Does the climate change on it's own? Of course. The axial tilt of the Earth has a huge impact on our weather- that is literally what determines winter. The output of the sun has a impact on our weather. But those have cycles and are tracked.
Now, we've been pulling ice cores out of the arctic and antarctice since the 50s. We know from these ice cores what the atmopshere was like going back 1000s of years ago. And we know that starting in the 1800s the amount of carbon in the atmosphere started going up at a crazy pace.
We know from chemical analasys that this new carbon comes from burning fossil fuels. It's not a guess. It's not a "well, we think..." it's the exact carbon you get when you burn fossil fuels.
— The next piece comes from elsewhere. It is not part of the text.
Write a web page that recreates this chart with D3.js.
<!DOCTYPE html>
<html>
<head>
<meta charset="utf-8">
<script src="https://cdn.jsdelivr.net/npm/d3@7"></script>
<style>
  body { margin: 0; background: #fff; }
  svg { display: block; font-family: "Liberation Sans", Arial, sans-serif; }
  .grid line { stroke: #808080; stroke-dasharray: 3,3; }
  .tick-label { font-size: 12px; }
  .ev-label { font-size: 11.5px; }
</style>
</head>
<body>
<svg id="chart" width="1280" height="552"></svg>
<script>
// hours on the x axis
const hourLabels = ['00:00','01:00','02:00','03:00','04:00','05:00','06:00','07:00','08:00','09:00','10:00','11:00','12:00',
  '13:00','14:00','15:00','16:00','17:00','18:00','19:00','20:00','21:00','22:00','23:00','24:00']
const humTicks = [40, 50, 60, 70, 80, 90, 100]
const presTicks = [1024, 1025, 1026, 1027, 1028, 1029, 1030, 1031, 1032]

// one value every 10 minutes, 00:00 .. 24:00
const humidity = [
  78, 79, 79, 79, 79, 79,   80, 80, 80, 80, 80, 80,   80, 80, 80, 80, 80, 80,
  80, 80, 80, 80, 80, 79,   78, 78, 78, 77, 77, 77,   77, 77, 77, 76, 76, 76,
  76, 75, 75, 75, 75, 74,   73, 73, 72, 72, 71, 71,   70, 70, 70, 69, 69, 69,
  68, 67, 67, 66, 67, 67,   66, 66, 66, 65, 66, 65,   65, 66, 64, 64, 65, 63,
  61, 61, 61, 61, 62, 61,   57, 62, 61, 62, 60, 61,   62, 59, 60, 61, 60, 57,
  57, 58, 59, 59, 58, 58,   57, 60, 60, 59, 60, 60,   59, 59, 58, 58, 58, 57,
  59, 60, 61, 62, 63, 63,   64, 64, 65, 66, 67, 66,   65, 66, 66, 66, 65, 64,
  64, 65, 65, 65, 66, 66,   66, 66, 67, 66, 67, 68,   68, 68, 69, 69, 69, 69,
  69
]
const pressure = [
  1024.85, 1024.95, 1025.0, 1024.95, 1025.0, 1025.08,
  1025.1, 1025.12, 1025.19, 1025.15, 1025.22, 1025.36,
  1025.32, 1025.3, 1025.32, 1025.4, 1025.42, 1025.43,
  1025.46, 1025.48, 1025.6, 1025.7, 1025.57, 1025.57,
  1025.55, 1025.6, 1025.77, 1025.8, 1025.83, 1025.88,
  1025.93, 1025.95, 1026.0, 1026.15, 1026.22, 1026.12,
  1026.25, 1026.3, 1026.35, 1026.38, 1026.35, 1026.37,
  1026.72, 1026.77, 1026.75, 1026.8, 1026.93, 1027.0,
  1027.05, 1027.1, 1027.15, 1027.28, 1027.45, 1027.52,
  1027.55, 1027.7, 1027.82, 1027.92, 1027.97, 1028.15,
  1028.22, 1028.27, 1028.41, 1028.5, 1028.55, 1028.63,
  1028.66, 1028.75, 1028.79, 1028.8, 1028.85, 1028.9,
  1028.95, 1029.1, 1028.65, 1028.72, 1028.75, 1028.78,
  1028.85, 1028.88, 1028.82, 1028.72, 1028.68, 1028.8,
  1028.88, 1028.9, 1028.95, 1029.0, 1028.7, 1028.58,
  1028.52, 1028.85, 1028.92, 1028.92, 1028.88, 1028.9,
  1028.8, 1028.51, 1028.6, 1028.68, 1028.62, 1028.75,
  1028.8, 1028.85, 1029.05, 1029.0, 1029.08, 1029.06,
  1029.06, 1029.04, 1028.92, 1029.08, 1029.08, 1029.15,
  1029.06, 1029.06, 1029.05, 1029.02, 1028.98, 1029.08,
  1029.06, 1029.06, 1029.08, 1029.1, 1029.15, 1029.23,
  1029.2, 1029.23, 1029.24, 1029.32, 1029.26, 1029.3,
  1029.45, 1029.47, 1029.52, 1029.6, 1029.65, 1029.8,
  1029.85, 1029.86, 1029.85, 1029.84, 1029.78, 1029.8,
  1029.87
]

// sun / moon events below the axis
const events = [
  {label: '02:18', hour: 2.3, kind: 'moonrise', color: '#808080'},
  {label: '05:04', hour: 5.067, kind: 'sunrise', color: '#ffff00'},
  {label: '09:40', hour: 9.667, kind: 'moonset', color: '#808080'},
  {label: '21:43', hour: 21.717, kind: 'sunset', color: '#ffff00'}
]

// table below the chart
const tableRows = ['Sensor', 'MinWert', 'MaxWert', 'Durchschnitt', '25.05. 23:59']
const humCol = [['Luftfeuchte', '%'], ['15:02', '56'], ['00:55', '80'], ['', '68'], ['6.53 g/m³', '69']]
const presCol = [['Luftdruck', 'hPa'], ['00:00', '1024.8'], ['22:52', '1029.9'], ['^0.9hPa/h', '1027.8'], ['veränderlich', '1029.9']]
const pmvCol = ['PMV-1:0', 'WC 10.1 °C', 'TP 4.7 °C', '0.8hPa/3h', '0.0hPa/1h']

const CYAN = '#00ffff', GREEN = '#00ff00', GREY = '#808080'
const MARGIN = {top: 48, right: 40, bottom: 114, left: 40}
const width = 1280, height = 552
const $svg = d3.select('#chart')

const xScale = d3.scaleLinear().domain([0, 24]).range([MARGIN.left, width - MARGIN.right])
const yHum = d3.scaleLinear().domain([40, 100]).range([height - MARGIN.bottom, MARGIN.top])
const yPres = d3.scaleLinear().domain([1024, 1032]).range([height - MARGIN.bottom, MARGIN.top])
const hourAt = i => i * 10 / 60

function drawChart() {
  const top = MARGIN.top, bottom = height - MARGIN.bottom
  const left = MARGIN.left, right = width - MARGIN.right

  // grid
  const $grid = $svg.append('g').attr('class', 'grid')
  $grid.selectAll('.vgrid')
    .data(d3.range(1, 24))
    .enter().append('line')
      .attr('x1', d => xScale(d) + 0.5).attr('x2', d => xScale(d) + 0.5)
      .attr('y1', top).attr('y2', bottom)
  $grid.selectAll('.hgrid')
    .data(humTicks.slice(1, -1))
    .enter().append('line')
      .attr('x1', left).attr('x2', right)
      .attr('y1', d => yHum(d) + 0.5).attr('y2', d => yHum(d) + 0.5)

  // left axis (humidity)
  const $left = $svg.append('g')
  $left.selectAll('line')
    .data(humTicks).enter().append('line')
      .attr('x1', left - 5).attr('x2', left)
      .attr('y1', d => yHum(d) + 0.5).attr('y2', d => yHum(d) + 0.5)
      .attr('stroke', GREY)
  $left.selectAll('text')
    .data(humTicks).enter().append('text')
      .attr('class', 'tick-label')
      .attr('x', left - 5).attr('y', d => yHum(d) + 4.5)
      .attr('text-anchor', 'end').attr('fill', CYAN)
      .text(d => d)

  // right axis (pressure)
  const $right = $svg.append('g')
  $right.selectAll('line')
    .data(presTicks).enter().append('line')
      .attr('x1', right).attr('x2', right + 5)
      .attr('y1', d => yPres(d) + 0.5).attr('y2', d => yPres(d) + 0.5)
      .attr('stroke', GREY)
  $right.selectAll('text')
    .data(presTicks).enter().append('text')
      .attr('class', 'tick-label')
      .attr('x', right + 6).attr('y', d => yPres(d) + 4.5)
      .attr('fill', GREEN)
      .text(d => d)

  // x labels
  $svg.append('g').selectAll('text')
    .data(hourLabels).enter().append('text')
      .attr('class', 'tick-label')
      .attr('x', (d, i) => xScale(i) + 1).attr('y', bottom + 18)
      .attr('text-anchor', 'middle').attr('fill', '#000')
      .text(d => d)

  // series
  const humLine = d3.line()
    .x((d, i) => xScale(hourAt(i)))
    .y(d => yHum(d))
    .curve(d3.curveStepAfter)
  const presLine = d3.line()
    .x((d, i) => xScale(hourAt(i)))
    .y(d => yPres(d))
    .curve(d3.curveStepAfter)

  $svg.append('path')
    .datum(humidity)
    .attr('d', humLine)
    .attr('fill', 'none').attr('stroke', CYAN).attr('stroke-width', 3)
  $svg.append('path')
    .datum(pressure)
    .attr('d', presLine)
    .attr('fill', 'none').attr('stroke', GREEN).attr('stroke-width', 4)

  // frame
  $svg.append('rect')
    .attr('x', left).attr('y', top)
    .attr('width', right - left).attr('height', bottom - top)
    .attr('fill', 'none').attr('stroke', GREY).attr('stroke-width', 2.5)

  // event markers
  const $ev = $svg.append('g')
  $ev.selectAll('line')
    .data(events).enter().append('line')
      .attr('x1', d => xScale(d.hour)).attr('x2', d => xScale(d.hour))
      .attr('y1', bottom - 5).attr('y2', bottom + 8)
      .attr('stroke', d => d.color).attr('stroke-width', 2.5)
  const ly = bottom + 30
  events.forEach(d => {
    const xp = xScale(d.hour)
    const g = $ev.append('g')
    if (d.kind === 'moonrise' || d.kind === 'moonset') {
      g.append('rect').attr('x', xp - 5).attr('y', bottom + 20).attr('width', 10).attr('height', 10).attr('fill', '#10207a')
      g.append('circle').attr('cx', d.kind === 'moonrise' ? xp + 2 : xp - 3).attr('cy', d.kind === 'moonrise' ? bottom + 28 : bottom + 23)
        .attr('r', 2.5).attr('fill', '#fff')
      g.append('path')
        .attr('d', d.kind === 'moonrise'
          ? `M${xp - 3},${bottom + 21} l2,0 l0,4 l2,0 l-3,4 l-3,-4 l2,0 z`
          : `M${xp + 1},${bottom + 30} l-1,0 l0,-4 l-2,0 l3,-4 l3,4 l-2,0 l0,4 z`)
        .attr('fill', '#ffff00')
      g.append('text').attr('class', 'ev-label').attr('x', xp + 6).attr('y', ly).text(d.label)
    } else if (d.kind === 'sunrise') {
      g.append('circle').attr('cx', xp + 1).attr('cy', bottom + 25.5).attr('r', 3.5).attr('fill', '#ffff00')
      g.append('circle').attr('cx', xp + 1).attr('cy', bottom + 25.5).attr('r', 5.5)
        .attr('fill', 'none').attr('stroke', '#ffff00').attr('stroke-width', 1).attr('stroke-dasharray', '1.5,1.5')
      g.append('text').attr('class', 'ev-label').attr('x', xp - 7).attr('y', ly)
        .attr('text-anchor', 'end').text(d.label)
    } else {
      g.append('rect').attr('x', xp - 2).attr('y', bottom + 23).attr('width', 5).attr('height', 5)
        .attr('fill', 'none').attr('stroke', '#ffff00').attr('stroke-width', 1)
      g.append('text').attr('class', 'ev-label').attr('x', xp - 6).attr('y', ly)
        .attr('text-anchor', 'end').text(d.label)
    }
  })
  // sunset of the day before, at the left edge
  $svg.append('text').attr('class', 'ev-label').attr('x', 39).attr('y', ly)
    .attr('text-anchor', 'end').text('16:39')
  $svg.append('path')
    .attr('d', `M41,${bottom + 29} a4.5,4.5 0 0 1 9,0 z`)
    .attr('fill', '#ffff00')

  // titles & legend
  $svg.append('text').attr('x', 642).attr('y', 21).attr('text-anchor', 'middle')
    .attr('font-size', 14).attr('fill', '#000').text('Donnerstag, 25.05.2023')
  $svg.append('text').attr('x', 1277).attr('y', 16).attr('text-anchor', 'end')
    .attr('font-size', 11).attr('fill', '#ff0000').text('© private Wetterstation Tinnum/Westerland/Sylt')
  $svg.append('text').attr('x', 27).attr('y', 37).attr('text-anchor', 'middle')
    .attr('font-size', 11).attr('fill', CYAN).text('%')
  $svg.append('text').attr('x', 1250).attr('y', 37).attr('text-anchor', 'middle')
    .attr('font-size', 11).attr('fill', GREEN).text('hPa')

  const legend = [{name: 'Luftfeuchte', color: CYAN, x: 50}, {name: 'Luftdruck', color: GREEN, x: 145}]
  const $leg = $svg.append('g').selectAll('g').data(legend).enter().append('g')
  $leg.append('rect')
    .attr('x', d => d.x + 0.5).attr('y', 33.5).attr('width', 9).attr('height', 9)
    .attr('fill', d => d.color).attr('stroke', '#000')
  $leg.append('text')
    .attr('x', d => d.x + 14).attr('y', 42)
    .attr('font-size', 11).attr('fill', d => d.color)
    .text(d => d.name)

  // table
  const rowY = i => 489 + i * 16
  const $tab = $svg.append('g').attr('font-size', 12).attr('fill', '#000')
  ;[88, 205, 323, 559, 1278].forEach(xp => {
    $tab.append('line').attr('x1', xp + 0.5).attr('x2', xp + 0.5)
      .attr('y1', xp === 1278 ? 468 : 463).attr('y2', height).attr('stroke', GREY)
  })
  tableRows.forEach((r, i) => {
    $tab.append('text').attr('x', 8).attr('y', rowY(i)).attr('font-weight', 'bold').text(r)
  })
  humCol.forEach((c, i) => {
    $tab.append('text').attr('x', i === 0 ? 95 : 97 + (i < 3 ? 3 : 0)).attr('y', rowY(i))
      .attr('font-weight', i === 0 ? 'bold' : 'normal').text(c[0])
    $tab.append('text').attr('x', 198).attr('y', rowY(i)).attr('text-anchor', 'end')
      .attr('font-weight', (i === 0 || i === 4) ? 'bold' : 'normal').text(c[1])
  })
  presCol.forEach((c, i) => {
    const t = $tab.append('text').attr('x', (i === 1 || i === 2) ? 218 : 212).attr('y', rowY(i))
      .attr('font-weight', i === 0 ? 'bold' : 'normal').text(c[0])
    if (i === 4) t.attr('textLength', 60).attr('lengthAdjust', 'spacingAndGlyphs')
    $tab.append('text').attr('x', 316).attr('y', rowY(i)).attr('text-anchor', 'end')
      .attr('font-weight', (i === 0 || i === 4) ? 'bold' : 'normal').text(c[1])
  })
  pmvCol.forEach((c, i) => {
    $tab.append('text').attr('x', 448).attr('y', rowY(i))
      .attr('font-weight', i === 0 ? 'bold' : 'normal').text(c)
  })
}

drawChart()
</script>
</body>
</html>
Carbon is a greenhouse gas and it absorbs heat and retains it. Observation and tracking shows us that the carbon is absorbing the heat and driving the temperature gains.
But how do we know that it's bad?
Great question! Science has this answer too. The end-Triassic mass extinction (ETME) was a mass extinction event that occurred around 201 million years ago. It was when 76% of the life on planet earth died.
What caused that extinction? The breakup of the supercontinent Pangea by a string of volcanoes known as CAMP (Central Atlantic Magmatic Province). The volcanoes erupted and belched all sorts of carbon into the atmosphere.
How do we know that? Sample cores from rocks!
We know that for close to 600,000 years that volcanoes pumped carbon and sulfer into the atmosphere, splitting Pangea into what would be the continents today. We also know that within 1,000 years of the final major eruptions in present-day Morocco, the ETME started.
So, we know that excess carbon in the air traps heat. We know that if there's enough carbon in the air, it will change the temperatures on the planet and drive an extinction event.
We know that the carbon in the air now is a result of buring fossil fuels. We know that the levels are approaching the levels of the ETME.
To deny this is to deny the reality that we live in.